Good in small doses: The book that may make you want to take LSD

Calmer. Happier. Way more productive.

That may sound like the first line of a Radiohead song. In fact, it’s how author Ayelet Waldman felt after trying a tiny dose of LSD every third day for a month.

Waldman’s curious experiment is the subject of A Really Good Day: How Microdosing Made a Mega Difference in My Mood, My Marriage and My Life, a highly readable nonfiction diary released this month by Knopf.

The book makes a compelling case for why acid should be decriminalized like marijuana in several states. Both drugs have medical benefits, and neither have ever been shown to kill a human being at any dose. (Those stories from the 1970s about acid droppers jumping out of windows because they thought they could fly? An urban legend largely spread by one TV presenter.)

More importantly for the reader, this advocacy comes in the context of a funny and relatable real-life soap opera. Waldman is not shy in discussing her personal life. We get the good, the bad and the ugly in her relationship with her four kids and spouse, the Pulitzer Prize-winning novelist behind The Amazing Adventures of Kavalier and Clay, Michael Chabon.

Waldman and Chabon fret about their kids, go through heartbreakingly passive-aggressive sessions of couples therapy, and have knock-down, drag-out fights about emptying the dishwasher, the placement of a sofa and the amount of defunct audio equipment in the shed.

Celebrity authors: they’re just like us!

Seriously, though, if you’ve ever struggled with depression, insomnia, low self-esteem, the legacy of emotionally distant parents, or any kind of persistent bodily pain (in her case, a frozen shoulder), you will identify with Waldman’s inner thought process, and be amused by her dark sense of humor about the whole thing. The writing is clear, and it sparkles.

As the diary opens, she’s desperate. Bipolar disorder and perimenopause have done a number on her brain, and no drug in the alphabet soup provided by Big Pharma is helping. Not even meditation or years of therapy can shift her moods.

Waldman is cranky, miserable, tormented and tormenting her family in return, and can only write in occasional manic bursts.

“Do you think you might need an SSRI today?” Chabon asks in the most neutral tone he can manage. “I did my part by neither defenestrating nor decapitating him,” Waldman writes.

What a long, strange micro-trip

Then she stumbles on the work of James Fadiman, a psychologist who for years has been crowdsourcing a self-reported study of LSD microdosing. (Because the government has kept acid on Schedule A, no regular scientific study is likely any time soon.)

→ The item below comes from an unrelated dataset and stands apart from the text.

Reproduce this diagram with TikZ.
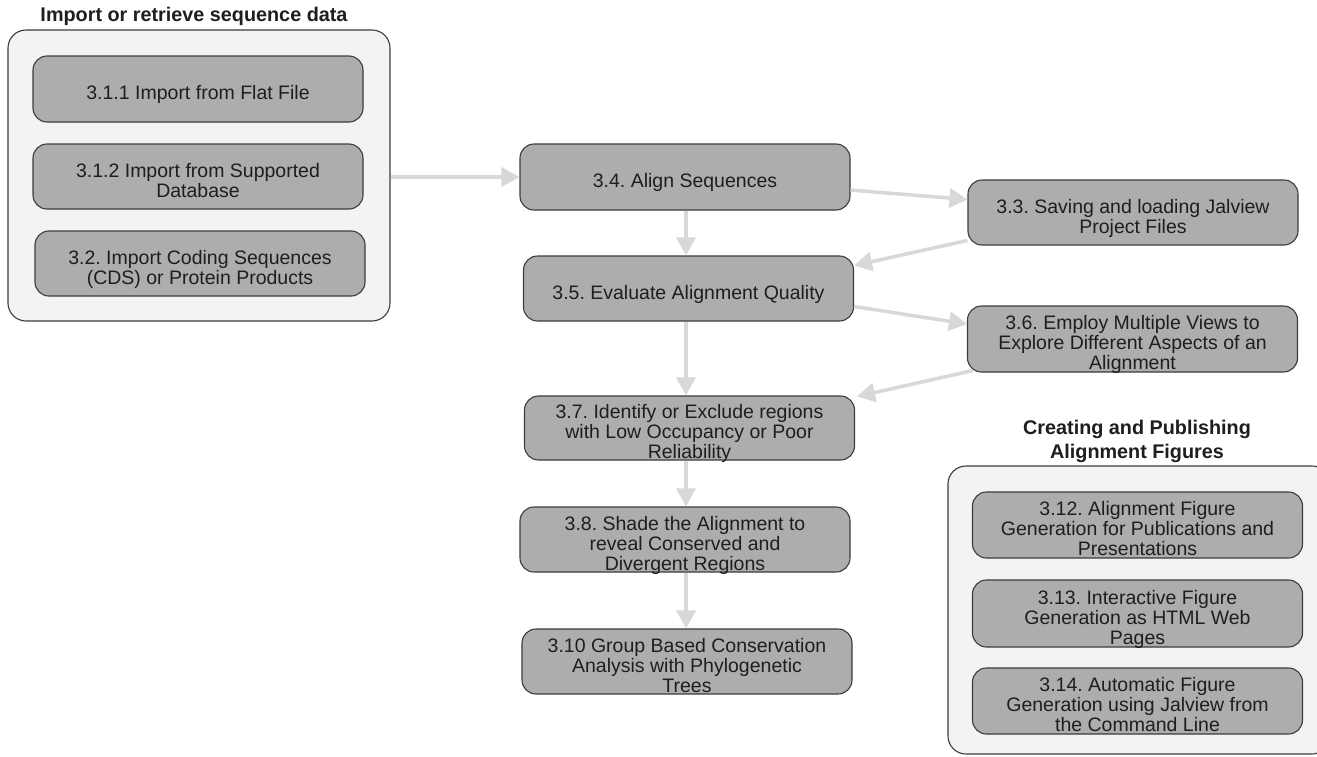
\documentclass[tikz,border=0pt]{standalone}
\usepackage{fontspec}
\setmainfont{Liberation Sans}
\usetikzlibrary{arrows.meta,calc}
\definecolor{boxfill}{HTML}{ADADAD}
\definecolor{grpfill}{HTML}{F2F3F3}
\definecolor{edgecol}{HTML}{3C3C3C}
\definecolor{arr}{HTML}{D8D8D8}
\definecolor{txt}{HTML}{1E1E1E}
\newcommand\boxlift{\rule{0pt}{21pt}}
\frenchspacing
\begin{document}
\begin{tikzpicture}[x=1pt,y=-1pt,
 stepbox/.style={draw=edgecol, fill=boxfill, line width=1.1pt, rounded corners=14pt,
   minimum width=330pt, minimum height=66pt, align=center, inner sep=0pt, text=txt,
   font=\fontsize{19.5}{20}\selectfont, text depth=0pt},
 group/.style={draw=edgecol, fill=grpfill, line width=1.1pt, rounded corners=18pt, inner sep=0pt},
 flow/.style={draw=arr, line width=3.5pt, -{Triangle[length=18pt,width=19pt]}},
 grptitle/.style={font=\bfseries\fontsize{19.8}{24}\selectfont, align=center, inner sep=0pt, text=txt}]
\useasboundingbox (0,0) rectangle (1317,756);
\fill[white] (0,0) rectangle (1317,756);

% groups
\node[group, minimum width=382pt, minimum height=291pt] (g1) at (199,175.5) {};
\node[grptitle] (t1) at (194,16) {Import or retrieve sequence data};
\begin{scope}
\clip (0,0) rectangle (1317,756);
\node[group, minimum width=382pt, minimum height=288pt] (g2) at (1139,610) {};
\end{scope}
\node[grptitle] (t2) at (1137,441) {Creating and Publishing\\Alignment Figures};

% group 1 steps
\node[stepbox] (n311) at (198,89) {\boxlift 3.1.1 Import from Flat File};
\node[stepbox, minimum height=65pt] (n312) at (198,176.5) {\boxlift 3.1.2 Import from Supported\\Database};
\node[stepbox, minimum height=65pt] (n32) at (200,263.5) {\boxlift 3.2. Import Coding Sequences\\(CDS) or Protein Products};

% main flow
\node[stepbox] (n34) at (685,177) {\boxlift 3.4. Align Sequences};
\node[stepbox, minimum height=65pt] (n33) at (1133,212.5) {\boxlift 3.3. Saving and loading Jalview\\Project Files};
\node[stepbox, minimum height=65pt] (n35) at (688.5,288.5) {\boxlift 3.5. Evaluate Alignment Quality};
\node[stepbox] (n36) at (1132.5,339) {\boxlift 3.6. Employ Multiple Views to\\Explore Different Aspects of an\\Alignment};
\node[stepbox, minimum height=64pt] (n37) at (689.5,428) {\boxlift 3.7. Identify or Exclude regions\\with Low Occupancy or Poor\\Reliability};
\node[stepbox, minimum height=65pt] (n38) at (685,539.5) {\boxlift 3.8. Shade the Alignment to\\reveal Conserved and\\Divergent Regions};
\node[stepbox, minimum height=65pt] (n310) at (687,661.5) {\boxlift 3.10 Group Based Conservation\\Analysis with Phylogenetic\\Trees};

% group 2 steps
\node[stepbox] (n3_12) at (1137.5,525) {\boxlift 3.12. Alignment Figure\\Generation for Publications and\\Presentations};
\node[stepbox, minimum height=67pt] (n3_13) at (1137.5,613.5) {\boxlift 3.13. Interactive Figure\\Generation as HTML Web\\Pages};
\node[stepbox] (n3_14) at (1137.5,701) {\boxlift 3.14. Automatic Figure\\Generation using Jalview from\\the Command Line};

% connectors
\coordinate (a1) at (686,0);
\draw[flow] (g1.east |- n34.west) -- (n34.west);
\draw[flow] ($(n34.east)+(0,13)$) -- ($(n33.west)+(0,-13)$);
\draw[flow] ($(n33.west)+(0,28)$) -- ($(n35.east)+(0,-23)$);
\draw[flow] ($(n35.east)+(0,18)$) -- ($(n36.west)+(0,-15)$);
\draw[flow] ($(n36.south west)+(6,-2)$) -- ($(n37.north east)+(2,1)$);
\draw[flow] (n34.south -| a1) -- (n35.north -| a1);
\draw[flow] (n35.south -| a1) -- (n37.north -| a1);
\draw[flow] (n37.south -| a1) -- (n38.north -| a1);
\draw[flow] (n38.south -| a1) -- (n310.north -| a1);
\end{tikzpicture}
\end{document}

An anonymous elderly academic calling himself “Lewis Carrol” leaves a blue vial of liquid LSD in her mailbox

His recommended protocol: take ten micrograms, wait two days, take ten more micrograms, repeat. Observe your responses and keep a daily record. (Ten micrograms is about 1/10th what you’d need to even start to feel like you’re tripping.)

Waldman, a straitlaced former attorney, has never taken the stuff before. She is wary, anxious, and very bad at soliciting drugs. But she also lives in Berkeley, so it doesn’t take too many calls before an anonymous elderly academic calling himself “Lewis Carrol” leaves a blue vial of liquid LSD in her mailbox.

She employs a testing kit on it before using, naturally.

In her diary, she tracks her physical sensations, her mood, her sleep levels, the amount of conflict she creates. On her microdose days, she observes herself being a little more chatty and “up” than normal, but few other discernible differences.

It’s the “transition day” — the day after the microdose — when Waldman generally finds the most benefits. Suddenly she’s writing like a demon, and good stuff too. She’s filled with a sense of peace and love and discipline. The pain in her shoulder largely vanishes. Sleeps comes easier.